12. The Personalised Party Favour

Budget: $20 – $150
A party favour that is specific to the graduate — a mini bottle of their favourite hot sauce, a packet of seeds from a plant they love, a small print of a place that matters to them, or a homemade jar of something they are known for making — is remembered and kept in a way that generic candles and chocolate boxes are not. The specificity is the point. A favour that could have come from any party communicates nothing. A favour that could only have come from this party communicates everything.
Custom-labelled favour packaging — a sticker label printed at home with the graduate’s name, the date, and a short message — costs $5 – $15 for a full party quantity. The favour itself costs whatever the chosen item costs multiplied by the guest count. For 20 guests, a budget of $1 – $3 per favour produces a total favour cost of $20 – $60 — modest enough to be accessible at almost any party budget level.

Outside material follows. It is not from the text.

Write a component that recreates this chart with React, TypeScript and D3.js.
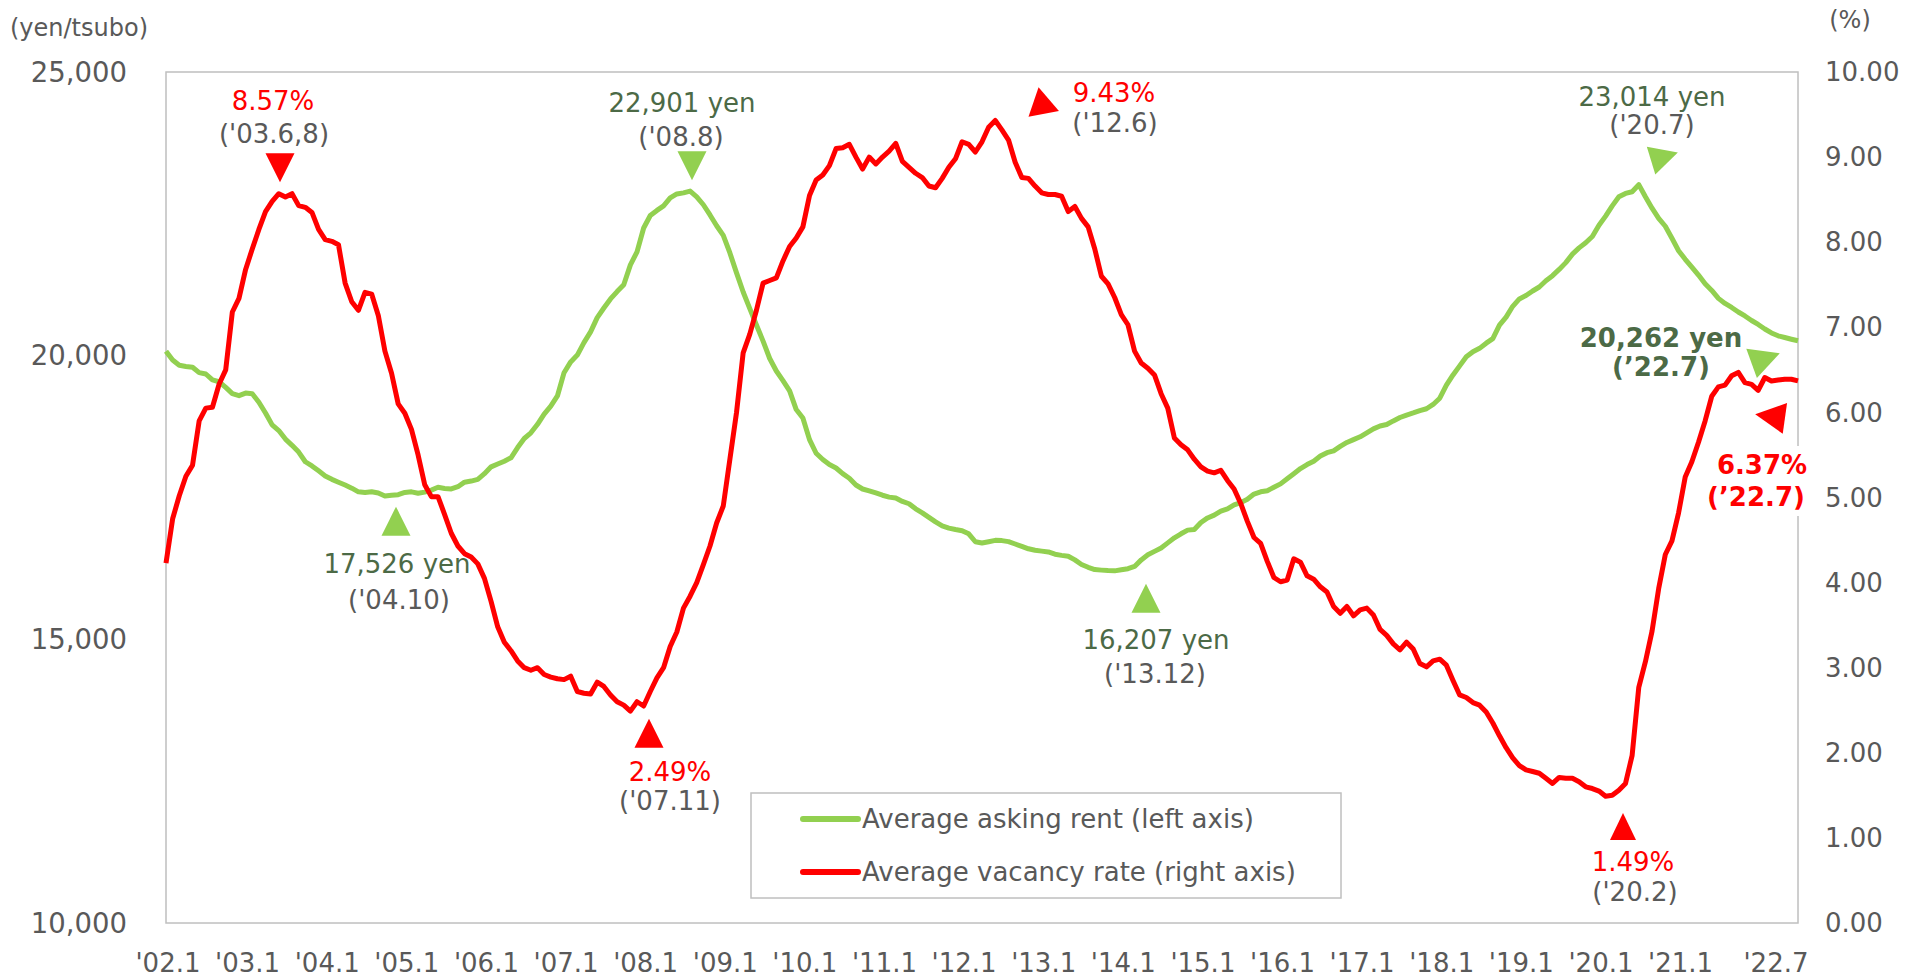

Decor tip: Display the favours as part of the table styling rather than in a separate pile beside the exit. Favours integrated into the grazing table or the drinks station are noticed, admired, and taken throughout the party. Favours stacked beside the exit are picked up by some guests and left by others — and a pile of unclaimed favours at the end of an event is a slightly deflating sight that the display approach avoids entirely.
13. The Graduate’s Achievement Wall

Budget: $20 – $100
A dedicated wall or panel displaying the graduate’s journey — certificates, letters, photographs, handwritten notes from teachers or mentors, programmes from performances or competitions, and any other physical evidence of the years of work being celebrated — creates an installation that is specific, meaningful, and unlike anything a purchased decoration can produce. It is the one element of a graduation party that could not exist at any other celebration, which makes it the most essential of all.
A corkboard or foam display panel in a large size costs $15 – $40. Washi tape, string, and small clips to attach documents without damage run $5 – $15. The content itself is free — gathered from the graduate’s files, their parents’ storage, and the contributions of teachers and friends invited to submit a document or photograph in advance of the party. A framing border of balloons or botanical garland around the panel adds $15 – $40 and ties the achievement wall visually to the wider party aesthetic.
Decor tip: Ask the graduate’s permission and involvement before assembling the achievement wall rather than presenting it as a surprise. A graduate who has contributed to the curation of their own achievement display is proud of it. A graduate confronted with a public display of their personal documents and certificates without prior knowledge can feel exposed rather than celebrated — and the distinction between the two responses depends entirely on a single conversation in advance.
Whatever combination of these thirteen ideas makes it to the final party plan, the principle that holds them all together is the same: a great graduation party is specific to the graduate, not generic to the occasion. The balloon arch that appears at every celebration is forgettable. The photo timeline that could only belong to this person, the signature drink named for their achievement, the memory jar that fills with words written specifically for them — these are the elements that make a party feel like a genuine tribute rather than a scheduled event.
Plan for the person rather than the occasion. Edit ruthlessly and commit fully to the ideas that remain. Then step back and let the graduate be celebrated in a space that was designed entirely with them in mind.